数据科学作业3_鸢尾花分类

这是我去年选修数据科学时候的作业三,当时是肖若秀老师教的,但听说我们这届之后计科和物联信安一个难度授课了这篇文章可能也就只是自己记录帮不上学弟学妹了,但当时我上数据科学时候肖老师不签到老好了最后四个作业完成之后就有个还不错的分数虽然不出国选修课分数也无所谓就是了。

前文链接:

                数据科学作业1        

                数据科学作业2_房屋交易价格预测


目录

前文链接:

一、作业描述

二、作业过程

1.导入相关的库

2.读取数据

3.绘制  Violinplot

4.绘制pointplot

5.使用 Andrews Curves 将每个多变量观测值转换为曲线并表示傅立叶级数的系数,这对于检测时间序列数据中的异常值很有用。

6.线性回归的可视化

7.通过热图找出数据集中不同特征之间的相关性

8.机器学习

三、可视化结果

四、源代码附上

五、心得体会


一、作业描述

在本作业中,提供鸢尾花数据一套,数据为iris,包括150条记录,字段已经在课程上说明。本次作业旨在根据花瓣宽度、花瓣长度、花萼宽度、花萼长度4个特征实现对鸢尾花类别的精准预测,主要考察学生对于分类算法的理解和应用。

具体要求:

(1)选择合理的三分类拆解方式,在逻辑回归、k-NNSVM、决策树中实现2种分类器,合理的确定超参数,并选定合理的评价指标分析分类器性能。
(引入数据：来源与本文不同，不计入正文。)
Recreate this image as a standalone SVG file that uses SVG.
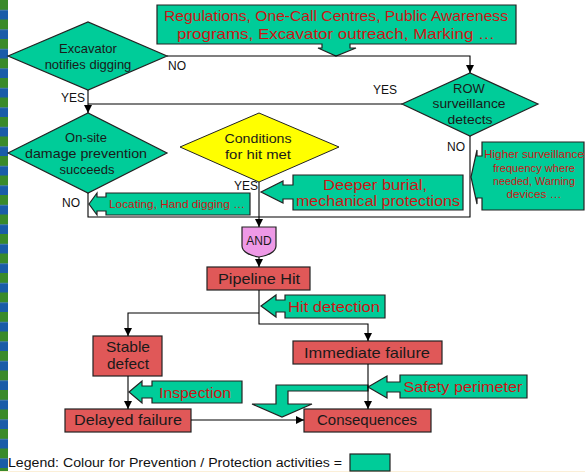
<svg xmlns="http://www.w3.org/2000/svg" width="585" height="472" viewBox="0 0 585 472">
<defs>
<pattern id="stripe" x="0" y="0" width="8" height="19.5" patternUnits="userSpaceOnUse">
<rect x="0" y="0" width="8" height="10" fill="#3a8a2a"/>
<rect x="0" y="10" width="8" height="9.5" fill="#1a5ca8"/>
</pattern>
<marker id="ah" viewBox="0 0 8 8" refX="8" refY="4" markerWidth="8" markerHeight="8" markerUnits="userSpaceOnUse" orient="auto">
<path d="M0,0 L8,4 L0,8 Z" fill="#000"/>
</marker>
<style>
.g{fill:#00cc99;stroke:#222;stroke-width:1.2}
.r{fill:#e05858;stroke:#222;stroke-width:1.2}
.y{fill:#ffff00;stroke:#222;stroke-width:1}
.a{fill:#ee99e6;stroke:#222;stroke-width:1.2}
.c{fill:none;stroke:#000;stroke-width:1.1}
.t{font-family:"Liberation Sans",Arial,sans-serif;fill:#1a1a1a;text-anchor:middle}
.rt{font-family:"Liberation Sans",Arial,sans-serif;fill:#cc1515;text-anchor:middle}
.l{font-family:"Liberation Sans",Arial,sans-serif;fill:#111;font-size:12px}
</style>
</defs>
<rect x="0" y="0" width="585" height="472" fill="#fff"/>
<rect x="0" y="0" width="8" height="472" fill="url(#stripe)"/>
<line x1="0" y1="471.5" x2="585" y2="471.5" stroke="#fbefd8" stroke-width="1"/>

<g id="top-box">
<path class="g" d="M157,5 H516 V44 H350 V48 H356 L336,56 L318,48 H322 V44 H157 Z"/>
<text class="rt" x="336" y="21" font-size="15" textLength="344" lengthAdjust="spacingAndGlyphs">Regulations, One-Call Centres, Public Awareness</text>
<text class="rt" x="336" y="39" font-size="15" textLength="318" lengthAdjust="spacingAndGlyphs">programs, Excavator outreach, Marking …</text>
</g>

<g id="excavator">
<path class="g" d="M8,56 L88,22 L167,56 L88,90 Z"/>
<text class="t" x="88" y="53" font-size="13">Excavator</text>
<text class="t" x="88" y="69" font-size="13">notifies digging</text>
</g>

<g id="row">
<path class="g" d="M402,104 L470,73 L538,104 L470,136 Z"/>
<text class="t" x="469" y="93" font-size="13">ROW</text>
<text class="t" x="469" y="108" font-size="13" textLength="73" lengthAdjust="spacingAndGlyphs">surveillance</text>
<text class="t" x="470" y="124" font-size="13" textLength="45" lengthAdjust="spacingAndGlyphs">detects</text>
</g>

<g id="onsite">
<path class="g" d="M8,153 L88,113 L167,153 L88,193 Z"/>
<text class="t" x="86" y="142" font-size="13">On-site</text>
<text class="t" x="86" y="158" font-size="13" textLength="122" lengthAdjust="spacingAndGlyphs">damage prevention</text>
<text class="t" x="87" y="174" font-size="13">succeeds</text>
</g>

<g id="conditions">
<path class="y" d="M180,147 L259,113 L339,147 L259,182 Z"/>
<text class="t" x="258" y="143" font-size="13" textLength="67" lengthAdjust="spacingAndGlyphs">Conditions</text>
<text class="t" x="258" y="159" font-size="13" textLength="66" lengthAdjust="spacingAndGlyphs">for hit met</text>
</g>

<g id="locating">
<path class="g" d="M89,204 L97,193 L97,197 L106,197 L106,193 L250,193 L250,215 L106,215 L106,211 L97,211 L97,215 Z"/>
<text class="rt" x="177" y="208" font-size="11" textLength="136" lengthAdjust="spacingAndGlyphs">Locating, Hand digging …</text>
</g>

<g id="deeper">
<path class="g" d="M261,192 L283,181 L283,185 L293,185 L293,175 L463,175 L463,210 L293,210 L293,199 L283,199 L283,203 Z"/>
<text class="rt" x="375" y="190" font-size="15.5" textLength="104" lengthAdjust="spacingAndGlyphs">Deeper burial,</text>
<text class="rt" x="378" y="206" font-size="15.5" textLength="164" lengthAdjust="spacingAndGlyphs">mechanical protections</text>
</g>

<g id="higher">
<path class="g" d="M471,177 L477,150 L477,156 L482,156 L482,142 L584,142 L584,210 L482,210 L482,198 L477,198 L477,204 Z"/>
<text class="rt" x="534" y="158" font-size="11" textLength="100" lengthAdjust="spacingAndGlyphs">Higher surveillance</text>
<text class="rt" x="534" y="172" font-size="11" textLength="82" lengthAdjust="spacingAndGlyphs">frequency where</text>
<text class="rt" x="534" y="185" font-size="11" textLength="82" lengthAdjust="spacingAndGlyphs">needed, Warning</text>
<text class="rt" x="534" y="198" font-size="11" textLength="55" lengthAdjust="spacingAndGlyphs">devices …</text>
</g>

<g id="and">
<path class="a" d="M242,227 H276 V246 C276,252 267,256 259,257 C251,256 242,252 242,246 Z"/>
<text class="t" x="259" y="245" font-size="12">AND</text>
</g>

<g id="pipeline-hit">
<rect class="r" x="207" y="267" width="103" height="23"/>
<text class="t" x="259" y="284" font-size="15" textLength="82" lengthAdjust="spacingAndGlyphs">Pipeline Hit</text>
</g>

<g id="hit-detection">
<path class="g" d="M261,306 L276,295 L276,300 L285,300 L285,295 L385,295 L385,318 L285,318 L285,312 L276,312 L276,317 Z"/>
<text class="rt" x="334" y="312" font-size="15" textLength="92" lengthAdjust="spacingAndGlyphs">Hit detection</text>
</g>

<g id="stable">
<rect class="r" x="93" y="336" width="69" height="40"/>
<text class="t" x="128" y="352" font-size="15" textLength="44" lengthAdjust="spacingAndGlyphs">Stable</text>
<text class="t" x="128" y="369" font-size="15" textLength="42" lengthAdjust="spacingAndGlyphs">defect</text>
</g>

<g id="immediate">
<rect class="r" x="293" y="341" width="149" height="23"/>
<text class="t" x="367" y="358" font-size="15" textLength="126" lengthAdjust="spacingAndGlyphs">Immediate failure</text>
</g>

<g id="inspection">
<path class="g" d="M129,392 L142,381 L142,386 L152,386 L152,381 L242,381 L242,403 L152,403 L152,398 L142,398 L142,403 Z"/>
<text class="rt" x="195" y="398" font-size="15" textLength="72" lengthAdjust="spacingAndGlyphs">Inspection</text>
</g>

<g id="bent-arrow">
<path class="g" d="M368,385 L276,385 L276,404 L252,404 L282,417 L312,404 L288,404 L288,391 L368,391 Z"/>
</g>

<g id="safety">
<path class="g" d="M368,387 L387,376 L387,382 L400,382 L400,375 L527,375 L527,398 L400,398 L400,392 L387,392 L387,398 Z"/>
<text class="rt" x="463" y="392" font-size="15" textLength="119" lengthAdjust="spacingAndGlyphs">Safety perimeter</text>
</g>

<g id="delayed">
<rect class="r" x="65" y="409" width="126" height="23"/>
<text class="t" x="128" y="425" font-size="15" textLength="108" lengthAdjust="spacingAndGlyphs">Delayed failure</text>
</g>

<g id="consequences">
<rect class="r" x="304" y="409" width="127" height="23"/>
<text class="t" x="367" y="425" font-size="15" textLength="100" lengthAdjust="spacingAndGlyphs">Consequences</text>
</g>

<g id="connectors">
<path class="c" d="M167,56 H470 V73" marker-end="url(#ah)"/>
<path class="c" d="M88,90 V113" marker-end="url(#ah)"/>
<path class="c" d="M402,104 H88"/>
<path class="c" d="M470,136 V217 H88 V193"/>
<path class="c" d="M259,182 V227" marker-end="url(#ah)"/>
<path class="c" d="M259,257 V267" marker-end="url(#ah)"/>
<path class="c" d="M259,290 V324 H368 V341" marker-end="url(#ah)"/>
<path class="c" d="M259,313 H128 V336" marker-end="url(#ah)"/>
<path class="c" d="M128,376 V409" marker-end="url(#ah)"/>
<path class="c" d="M368,364 V409" marker-end="url(#ah)"/>
<path class="c" d="M191,420 H304" marker-end="url(#ah)"/>
</g>

<g id="labels">
<text class="l" x="168" y="70">NO</text>
<text class="l" x="373" y="94">YES</text>
<text class="l" x="61" y="102">YES</text>
<text class="l" x="447" y="151">NO</text>
<text class="l" x="234" y="190">YES</text>
<text class="l" x="62" y="207">NO</text>
</g>

<g id="legend">
<text class="l" x="8" y="467" font-size="12.5" textLength="334" lengthAdjust="spacingAndGlyphs">Legend: Colour for Prevention / Protection activities =</text>
<rect class="g" x="350" y="454" width="40" height="17"/>
</g>
</svg>
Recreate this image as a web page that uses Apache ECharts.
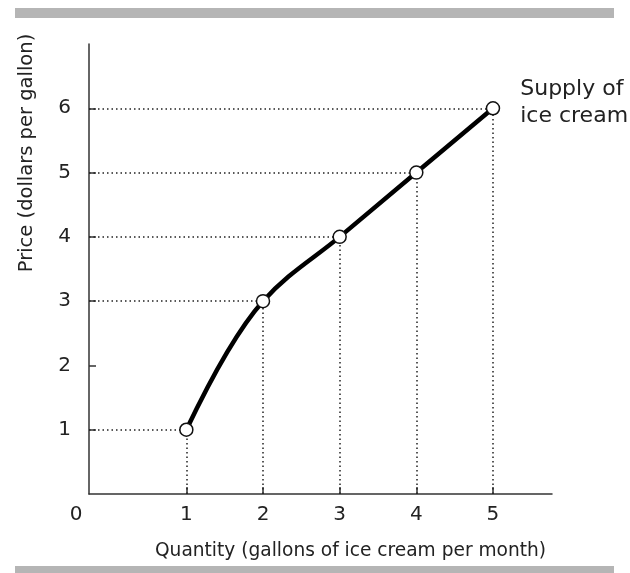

(2)实现一种集成的分类器,并选定合理的评价指标分析分类器性能。 

 二、作业过程

1.导入相关的库

import numpy as np
import pandas as pd
from pandas import plotting

import matplotlib.pyplot as plt
plt.style.use('seaborn')

import seaborn as sns
sns.set_style("whitegrid")

from sklearn.linear_model import LogisticRegression 
from sklearn.model_selection import train_test_split
from sklearn.preprocessing import LabelEncoder
from sklearn.neighbors import KNeighborsClassifier
from sklearn import svm
from sklearn import metrics 
from sklearn.tree import DecisionTreeClassifier

 2.读取数据

iris = pd.read_csv('iris.csv')

3.绘制  Violinplot

f, axes = plt.subplots(2, 2, figsize=(8, 8), sharex=True)
sns.despine(left=True)

sns.violinplot(x='targetname', y='sepal length (cm)', data=iris, palette=antV, ax=axes[0, 0])
sns.violinplot(x='targetname', y='sepal width (cm)', data=iris, palette=antV, ax=axes[0, 1])
sns.violinplot(x='targetname', y='petal length (cm)', data=iris, palette=antV, ax=axes[1, 0])
sns.violinplot(x='targetname', y='petal width (cm)', data=iris, palette=antV, ax=axes[1, 1])

plt.show()

4.绘制pointplot

f, axes = plt.subplots(2, 2, figsize=(8, 8), sharex=True)
sns.despine(left=True)

sns.pointplot(x='targetname', y='sepal length (cm)', data=iris, color=antV[0], ax=axes[0, 0])
sns.pointplot(x='targetname', y='sepal width (cm)', data=iris, color=antV[0], ax=axes[0, 1])
sns.pointplot(x='targetname', y='petal length (cm)', data=iris, color=antV[0], ax=axes[1, 0])
sns.pointplot(x='targetname', y='petal width (cm)', data=iris, color=antV[0], ax=axes[1, 1])


plt.show()

5.使用 Andrews Curves 将每个多变量观测值转换为曲线并表示傅立叶级数的系数,这对于检测时间序列数据中的异常值很有用。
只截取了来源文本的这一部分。